Directive: Below, locate the line that contains "What D3.js code". Repeat exactly from that line to the line that contains "d3.scaleLinear().domain([500, 850]).range([height, 0]);", inclusive, leaving out the pictures.

:: Excerpted data

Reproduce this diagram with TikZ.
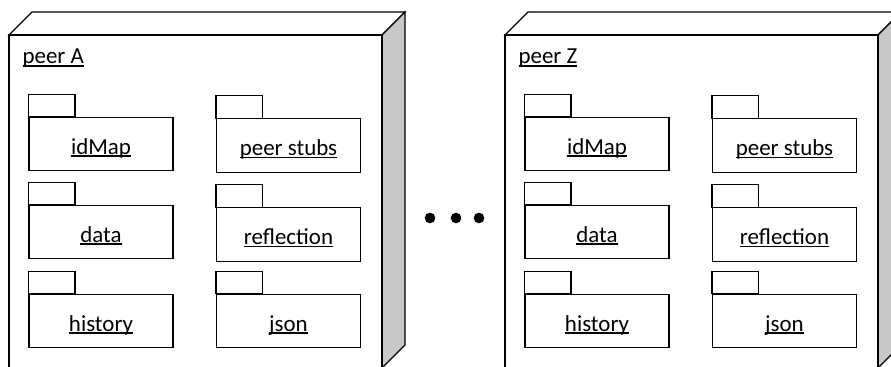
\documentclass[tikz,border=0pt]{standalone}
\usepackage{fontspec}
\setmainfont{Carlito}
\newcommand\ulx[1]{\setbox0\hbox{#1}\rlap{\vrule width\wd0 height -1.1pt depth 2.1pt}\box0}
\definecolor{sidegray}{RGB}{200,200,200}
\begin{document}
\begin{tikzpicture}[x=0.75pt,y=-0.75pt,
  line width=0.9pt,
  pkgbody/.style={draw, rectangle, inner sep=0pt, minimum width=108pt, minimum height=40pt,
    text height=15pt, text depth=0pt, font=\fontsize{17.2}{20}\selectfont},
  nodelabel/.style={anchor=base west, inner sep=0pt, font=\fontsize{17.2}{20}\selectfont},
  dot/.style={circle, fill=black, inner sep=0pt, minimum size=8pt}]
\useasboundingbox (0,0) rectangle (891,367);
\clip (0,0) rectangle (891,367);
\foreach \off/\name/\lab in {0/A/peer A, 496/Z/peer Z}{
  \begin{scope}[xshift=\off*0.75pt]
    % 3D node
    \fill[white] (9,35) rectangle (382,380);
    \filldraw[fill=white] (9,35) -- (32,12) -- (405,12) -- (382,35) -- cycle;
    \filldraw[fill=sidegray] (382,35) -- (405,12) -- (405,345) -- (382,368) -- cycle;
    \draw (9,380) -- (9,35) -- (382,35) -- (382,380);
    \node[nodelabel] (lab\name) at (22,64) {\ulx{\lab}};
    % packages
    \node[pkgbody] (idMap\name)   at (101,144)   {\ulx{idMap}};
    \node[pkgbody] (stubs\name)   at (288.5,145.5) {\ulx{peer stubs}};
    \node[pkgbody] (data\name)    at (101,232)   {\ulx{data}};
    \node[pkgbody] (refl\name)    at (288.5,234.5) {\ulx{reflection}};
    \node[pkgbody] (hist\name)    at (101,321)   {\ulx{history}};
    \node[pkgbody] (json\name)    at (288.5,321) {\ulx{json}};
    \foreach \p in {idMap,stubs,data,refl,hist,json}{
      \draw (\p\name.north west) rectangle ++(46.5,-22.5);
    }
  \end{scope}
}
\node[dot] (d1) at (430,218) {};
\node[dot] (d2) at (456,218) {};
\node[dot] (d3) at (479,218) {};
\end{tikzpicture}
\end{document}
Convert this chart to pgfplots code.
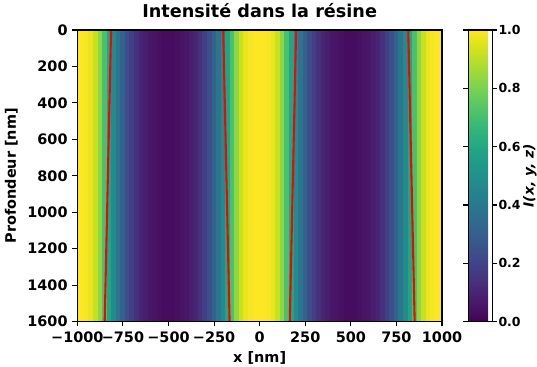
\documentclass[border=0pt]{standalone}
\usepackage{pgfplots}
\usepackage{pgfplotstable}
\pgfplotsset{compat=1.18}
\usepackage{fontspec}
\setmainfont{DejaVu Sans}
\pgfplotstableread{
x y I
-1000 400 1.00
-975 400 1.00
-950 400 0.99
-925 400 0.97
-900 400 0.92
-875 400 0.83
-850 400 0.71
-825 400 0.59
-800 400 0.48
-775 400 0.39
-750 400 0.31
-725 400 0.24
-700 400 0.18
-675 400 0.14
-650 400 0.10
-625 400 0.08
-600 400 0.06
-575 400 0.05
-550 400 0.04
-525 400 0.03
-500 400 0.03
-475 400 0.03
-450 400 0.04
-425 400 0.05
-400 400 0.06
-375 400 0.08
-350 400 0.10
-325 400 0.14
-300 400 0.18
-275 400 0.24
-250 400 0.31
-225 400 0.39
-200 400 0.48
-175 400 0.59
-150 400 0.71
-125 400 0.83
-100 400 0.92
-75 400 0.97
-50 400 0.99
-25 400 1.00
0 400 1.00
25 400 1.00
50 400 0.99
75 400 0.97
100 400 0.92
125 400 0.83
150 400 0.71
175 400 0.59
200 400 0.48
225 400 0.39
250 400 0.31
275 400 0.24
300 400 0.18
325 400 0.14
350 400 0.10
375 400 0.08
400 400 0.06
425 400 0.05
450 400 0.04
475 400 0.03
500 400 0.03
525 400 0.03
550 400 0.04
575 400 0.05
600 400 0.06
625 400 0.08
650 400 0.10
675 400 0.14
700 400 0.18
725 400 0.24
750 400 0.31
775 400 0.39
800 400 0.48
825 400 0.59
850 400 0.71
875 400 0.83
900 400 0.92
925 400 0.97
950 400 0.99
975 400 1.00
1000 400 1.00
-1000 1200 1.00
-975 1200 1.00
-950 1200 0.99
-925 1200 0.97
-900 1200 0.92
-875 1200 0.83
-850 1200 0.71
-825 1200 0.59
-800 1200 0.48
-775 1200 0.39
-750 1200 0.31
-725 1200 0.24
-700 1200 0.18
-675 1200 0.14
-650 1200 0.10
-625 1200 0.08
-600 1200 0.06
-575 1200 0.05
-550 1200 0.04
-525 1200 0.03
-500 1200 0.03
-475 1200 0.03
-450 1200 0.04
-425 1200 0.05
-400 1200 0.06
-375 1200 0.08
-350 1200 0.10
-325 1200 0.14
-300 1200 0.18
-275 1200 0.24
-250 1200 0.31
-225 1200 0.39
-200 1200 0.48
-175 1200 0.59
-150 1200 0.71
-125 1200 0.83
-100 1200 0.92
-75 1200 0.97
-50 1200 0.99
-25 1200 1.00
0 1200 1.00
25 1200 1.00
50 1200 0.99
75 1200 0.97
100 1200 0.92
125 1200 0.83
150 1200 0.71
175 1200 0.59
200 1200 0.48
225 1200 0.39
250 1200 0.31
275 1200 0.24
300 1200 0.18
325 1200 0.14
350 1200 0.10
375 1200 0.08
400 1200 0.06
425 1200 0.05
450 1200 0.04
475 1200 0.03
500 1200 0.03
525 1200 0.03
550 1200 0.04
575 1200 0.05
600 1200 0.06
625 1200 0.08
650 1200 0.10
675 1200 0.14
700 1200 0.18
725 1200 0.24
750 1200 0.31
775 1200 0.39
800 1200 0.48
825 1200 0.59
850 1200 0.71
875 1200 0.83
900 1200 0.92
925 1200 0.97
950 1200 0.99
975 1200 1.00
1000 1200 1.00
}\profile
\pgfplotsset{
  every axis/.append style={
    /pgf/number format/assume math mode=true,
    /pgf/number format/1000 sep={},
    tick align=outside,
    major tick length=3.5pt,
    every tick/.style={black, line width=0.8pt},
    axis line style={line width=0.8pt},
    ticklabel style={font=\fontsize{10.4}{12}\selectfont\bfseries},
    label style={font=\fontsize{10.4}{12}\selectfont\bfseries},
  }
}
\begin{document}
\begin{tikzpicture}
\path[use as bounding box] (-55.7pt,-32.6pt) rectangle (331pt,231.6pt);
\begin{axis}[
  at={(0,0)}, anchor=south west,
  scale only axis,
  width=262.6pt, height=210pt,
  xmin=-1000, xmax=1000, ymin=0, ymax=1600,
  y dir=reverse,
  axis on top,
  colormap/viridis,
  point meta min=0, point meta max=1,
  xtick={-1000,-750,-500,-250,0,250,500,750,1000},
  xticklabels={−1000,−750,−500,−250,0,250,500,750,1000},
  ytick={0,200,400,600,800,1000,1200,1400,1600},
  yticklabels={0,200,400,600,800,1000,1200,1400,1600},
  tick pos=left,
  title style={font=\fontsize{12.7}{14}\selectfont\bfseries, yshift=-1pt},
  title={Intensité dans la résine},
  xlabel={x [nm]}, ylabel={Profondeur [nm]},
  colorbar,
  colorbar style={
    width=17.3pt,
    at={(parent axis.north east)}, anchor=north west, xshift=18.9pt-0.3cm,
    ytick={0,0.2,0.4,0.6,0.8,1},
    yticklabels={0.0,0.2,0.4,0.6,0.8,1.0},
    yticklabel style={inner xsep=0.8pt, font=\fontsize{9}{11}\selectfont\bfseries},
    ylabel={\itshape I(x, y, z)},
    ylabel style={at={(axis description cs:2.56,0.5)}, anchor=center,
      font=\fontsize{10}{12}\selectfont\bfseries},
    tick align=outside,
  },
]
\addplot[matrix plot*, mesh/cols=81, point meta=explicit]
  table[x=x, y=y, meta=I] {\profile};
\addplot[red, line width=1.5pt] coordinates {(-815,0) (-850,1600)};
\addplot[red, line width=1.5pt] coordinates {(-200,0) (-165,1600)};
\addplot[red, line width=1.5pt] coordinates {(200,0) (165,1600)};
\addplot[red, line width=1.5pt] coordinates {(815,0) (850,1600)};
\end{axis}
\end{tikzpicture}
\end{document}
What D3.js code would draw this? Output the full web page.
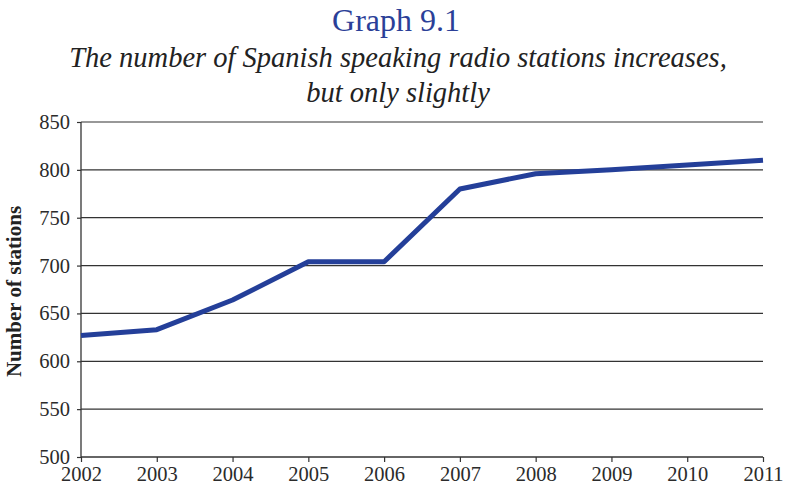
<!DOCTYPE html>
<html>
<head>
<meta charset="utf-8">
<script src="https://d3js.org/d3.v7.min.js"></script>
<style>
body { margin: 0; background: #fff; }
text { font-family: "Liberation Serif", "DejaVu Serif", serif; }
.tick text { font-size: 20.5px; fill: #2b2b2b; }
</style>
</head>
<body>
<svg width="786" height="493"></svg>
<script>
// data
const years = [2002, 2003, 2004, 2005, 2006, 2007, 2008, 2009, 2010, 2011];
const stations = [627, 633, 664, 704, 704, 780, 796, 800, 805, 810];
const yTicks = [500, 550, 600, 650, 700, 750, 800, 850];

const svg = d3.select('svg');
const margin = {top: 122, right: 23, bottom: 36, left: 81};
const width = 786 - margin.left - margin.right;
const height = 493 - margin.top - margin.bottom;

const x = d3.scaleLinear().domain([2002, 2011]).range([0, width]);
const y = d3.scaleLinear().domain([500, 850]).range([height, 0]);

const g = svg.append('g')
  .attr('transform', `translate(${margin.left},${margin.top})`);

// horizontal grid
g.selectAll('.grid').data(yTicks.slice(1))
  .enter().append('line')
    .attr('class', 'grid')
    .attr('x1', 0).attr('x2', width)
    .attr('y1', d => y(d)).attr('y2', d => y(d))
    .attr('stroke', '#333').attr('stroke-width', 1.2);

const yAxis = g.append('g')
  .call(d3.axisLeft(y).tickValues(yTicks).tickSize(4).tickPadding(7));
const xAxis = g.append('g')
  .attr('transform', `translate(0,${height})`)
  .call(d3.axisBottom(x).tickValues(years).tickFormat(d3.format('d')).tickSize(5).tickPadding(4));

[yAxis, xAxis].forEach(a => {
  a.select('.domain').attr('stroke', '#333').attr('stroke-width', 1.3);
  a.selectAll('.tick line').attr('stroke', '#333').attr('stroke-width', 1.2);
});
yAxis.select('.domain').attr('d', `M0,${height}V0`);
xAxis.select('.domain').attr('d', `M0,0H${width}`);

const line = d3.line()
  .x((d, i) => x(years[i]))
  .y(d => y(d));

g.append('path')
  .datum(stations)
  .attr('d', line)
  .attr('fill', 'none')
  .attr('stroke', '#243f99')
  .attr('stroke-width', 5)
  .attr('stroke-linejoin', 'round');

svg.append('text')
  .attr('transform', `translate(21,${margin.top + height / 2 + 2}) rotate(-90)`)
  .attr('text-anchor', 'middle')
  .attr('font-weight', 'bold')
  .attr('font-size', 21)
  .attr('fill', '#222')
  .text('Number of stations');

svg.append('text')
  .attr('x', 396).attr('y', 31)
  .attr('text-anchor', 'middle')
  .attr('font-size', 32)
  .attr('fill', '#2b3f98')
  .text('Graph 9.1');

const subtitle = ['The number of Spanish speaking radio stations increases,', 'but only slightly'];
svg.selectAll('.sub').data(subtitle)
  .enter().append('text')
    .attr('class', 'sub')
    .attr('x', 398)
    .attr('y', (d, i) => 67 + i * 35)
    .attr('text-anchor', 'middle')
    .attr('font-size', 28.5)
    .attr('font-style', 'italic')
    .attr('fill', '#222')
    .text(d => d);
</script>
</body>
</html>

::::

In response:
What D3.js code would draw this? Output the full web page.
<!DOCTYPE html>
<html>
<head>
<meta charset="utf-8">
<script src="https://d3js.org/d3.v7.min.js"></script>
<style>
body { margin: 0; background: #fff; }
text { font-family: "Liberation Serif", "DejaVu Serif", serif; }
.tick text { font-size: 20.5px; fill: #2b2b2b; }
</style>
</head>
<body>
<svg width="786" height="493"></svg>
<script>
// data
const years = [2002, 2003, 2004, 2005, 2006, 2007, 2008, 2009, 2010, 2011];
const stations = [627, 633, 664, 704, 704, 780, 796, 800, 805, 810];
const yTicks = [500, 550, 600, 650, 700, 750, 800, 850];

const svg = d3.select('svg');
const margin = {top: 122, right: 23, bottom: 36, left: 81};
const width = 786 - margin.left - margin.right;
const height = 493 - margin.top - margin.bottom;

const x = d3.scaleLinear().domain([2002, 2011]).range([0, width]);
const y = d3.scaleLinear().domain([500, 850]).range([height, 0]);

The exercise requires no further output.